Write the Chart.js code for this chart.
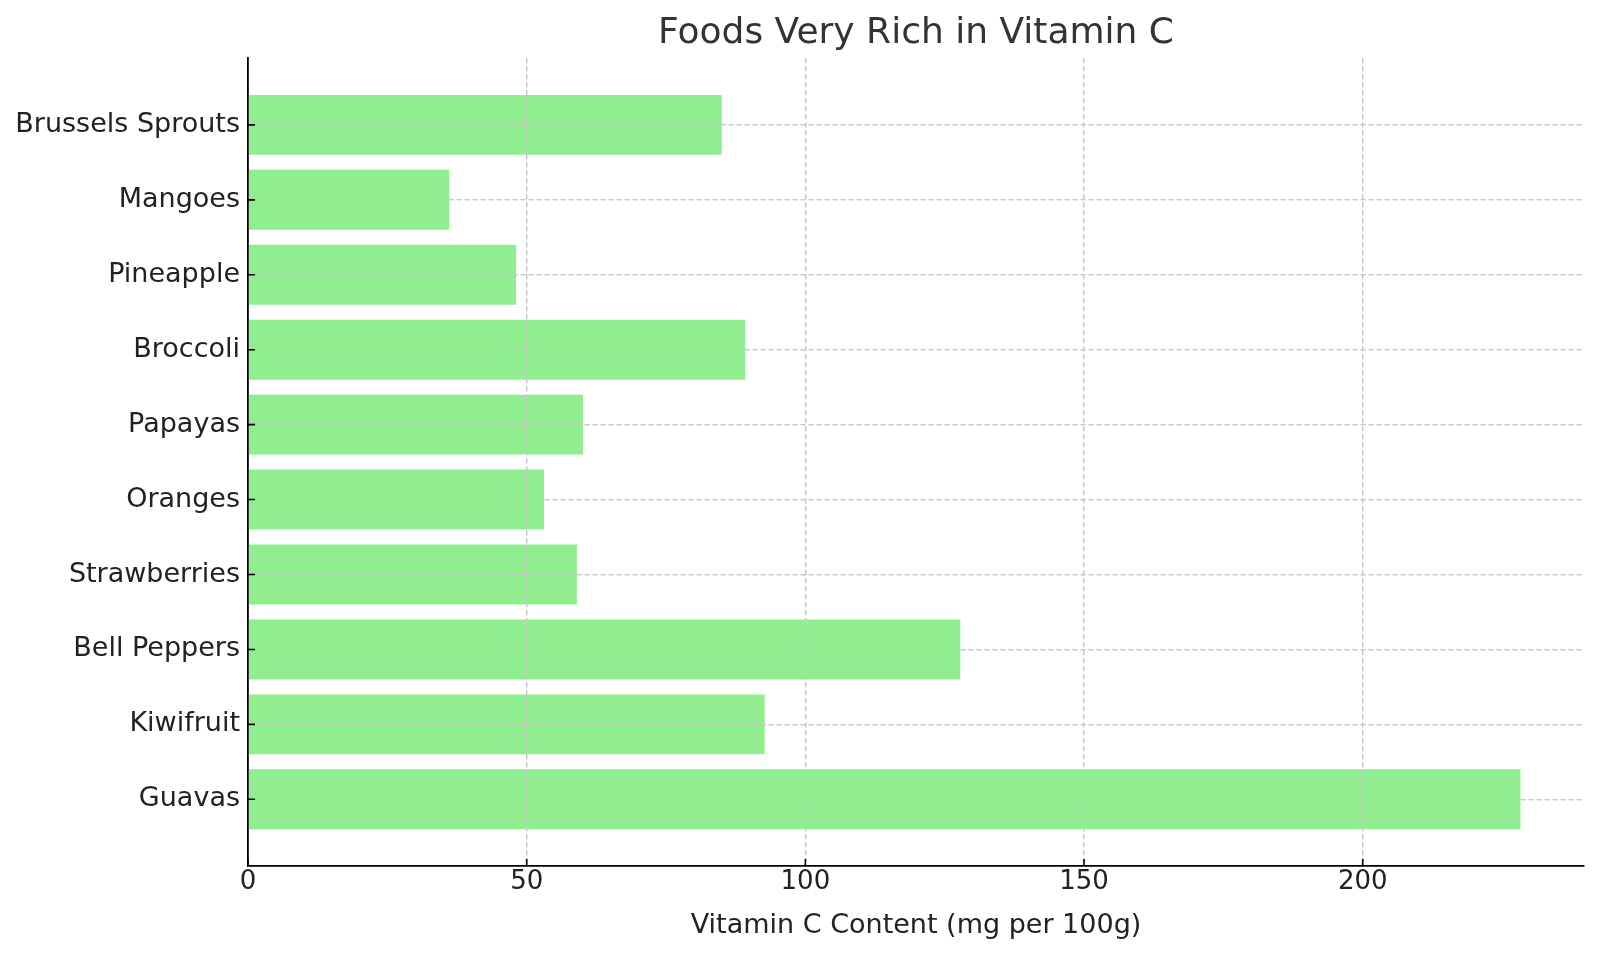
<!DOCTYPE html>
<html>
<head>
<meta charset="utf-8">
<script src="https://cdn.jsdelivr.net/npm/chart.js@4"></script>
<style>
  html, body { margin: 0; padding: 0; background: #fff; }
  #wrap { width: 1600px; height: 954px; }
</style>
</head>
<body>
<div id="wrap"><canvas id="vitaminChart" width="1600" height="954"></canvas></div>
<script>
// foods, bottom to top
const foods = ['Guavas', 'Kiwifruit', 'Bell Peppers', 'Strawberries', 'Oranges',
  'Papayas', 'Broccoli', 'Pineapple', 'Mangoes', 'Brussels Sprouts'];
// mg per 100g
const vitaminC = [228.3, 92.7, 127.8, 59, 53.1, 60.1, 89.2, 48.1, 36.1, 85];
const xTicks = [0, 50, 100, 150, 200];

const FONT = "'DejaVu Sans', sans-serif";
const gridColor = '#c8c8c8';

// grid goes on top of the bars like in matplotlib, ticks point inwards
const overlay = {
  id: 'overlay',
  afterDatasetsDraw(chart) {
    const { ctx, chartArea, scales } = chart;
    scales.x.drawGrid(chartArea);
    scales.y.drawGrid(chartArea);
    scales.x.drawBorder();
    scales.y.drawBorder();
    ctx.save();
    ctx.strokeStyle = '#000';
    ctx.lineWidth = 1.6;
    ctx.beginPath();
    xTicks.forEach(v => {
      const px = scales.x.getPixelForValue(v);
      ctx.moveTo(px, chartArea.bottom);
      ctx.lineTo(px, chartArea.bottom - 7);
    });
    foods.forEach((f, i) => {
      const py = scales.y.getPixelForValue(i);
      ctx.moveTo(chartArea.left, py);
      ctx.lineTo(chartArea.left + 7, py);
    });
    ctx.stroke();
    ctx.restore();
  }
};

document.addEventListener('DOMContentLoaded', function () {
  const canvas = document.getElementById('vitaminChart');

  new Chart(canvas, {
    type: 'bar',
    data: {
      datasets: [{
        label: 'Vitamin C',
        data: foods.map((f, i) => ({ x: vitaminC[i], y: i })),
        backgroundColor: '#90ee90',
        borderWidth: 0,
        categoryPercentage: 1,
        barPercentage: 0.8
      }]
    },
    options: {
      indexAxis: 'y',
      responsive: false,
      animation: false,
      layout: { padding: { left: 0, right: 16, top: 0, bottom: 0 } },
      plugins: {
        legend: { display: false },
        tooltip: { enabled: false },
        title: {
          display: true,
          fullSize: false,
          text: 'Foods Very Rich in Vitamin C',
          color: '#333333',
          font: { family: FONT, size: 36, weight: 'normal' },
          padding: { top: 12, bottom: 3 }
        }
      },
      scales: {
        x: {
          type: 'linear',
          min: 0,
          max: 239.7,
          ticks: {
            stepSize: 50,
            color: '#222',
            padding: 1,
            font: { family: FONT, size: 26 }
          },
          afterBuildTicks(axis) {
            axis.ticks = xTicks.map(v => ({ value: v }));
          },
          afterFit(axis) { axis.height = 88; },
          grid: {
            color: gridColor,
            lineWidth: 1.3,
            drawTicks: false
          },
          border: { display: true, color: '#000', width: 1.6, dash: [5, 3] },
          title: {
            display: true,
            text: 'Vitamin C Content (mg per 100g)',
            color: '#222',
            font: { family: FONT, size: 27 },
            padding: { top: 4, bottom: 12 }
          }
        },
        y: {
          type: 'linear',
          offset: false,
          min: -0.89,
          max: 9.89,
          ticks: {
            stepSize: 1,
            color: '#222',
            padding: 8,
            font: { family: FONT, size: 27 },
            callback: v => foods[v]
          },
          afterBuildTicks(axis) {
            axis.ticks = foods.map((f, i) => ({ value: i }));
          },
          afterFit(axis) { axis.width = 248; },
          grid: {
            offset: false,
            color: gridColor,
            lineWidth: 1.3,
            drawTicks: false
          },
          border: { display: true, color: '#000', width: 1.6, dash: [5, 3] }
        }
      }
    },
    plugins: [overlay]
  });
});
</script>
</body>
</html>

**YOUR GOAL**
Starting with the first line of the data above and ending with the line containing "const gridColor = '#c8c8c8';", please restate every line exactly, leaving images out.

**RESULT OF THIS EXERCISE**
Write the Chart.js code for this chart.
<!DOCTYPE html>
<html>
<head>
<meta charset="utf-8">
<script src="https://cdn.jsdelivr.net/npm/chart.js@4"></script>
<style>
  html, body { margin: 0; padding: 0; background: #fff; }
  #wrap { width: 1600px; height: 954px; }
</style>
</head>
<body>
<div id="wrap"><canvas id="vitaminChart" width="1600" height="954"></canvas></div>
<script>
// foods, bottom to top
const foods = ['Guavas', 'Kiwifruit', 'Bell Peppers', 'Strawberries', 'Oranges',
  'Papayas', 'Broccoli', 'Pineapple', 'Mangoes', 'Brussels Sprouts'];
// mg per 100g
const vitaminC = [228.3, 92.7, 127.8, 59, 53.1, 60.1, 89.2, 48.1, 36.1, 85];
const xTicks = [0, 50, 100, 150, 200];

const FONT = "'DejaVu Sans', sans-serif";
const gridColor = '#c8c8c8';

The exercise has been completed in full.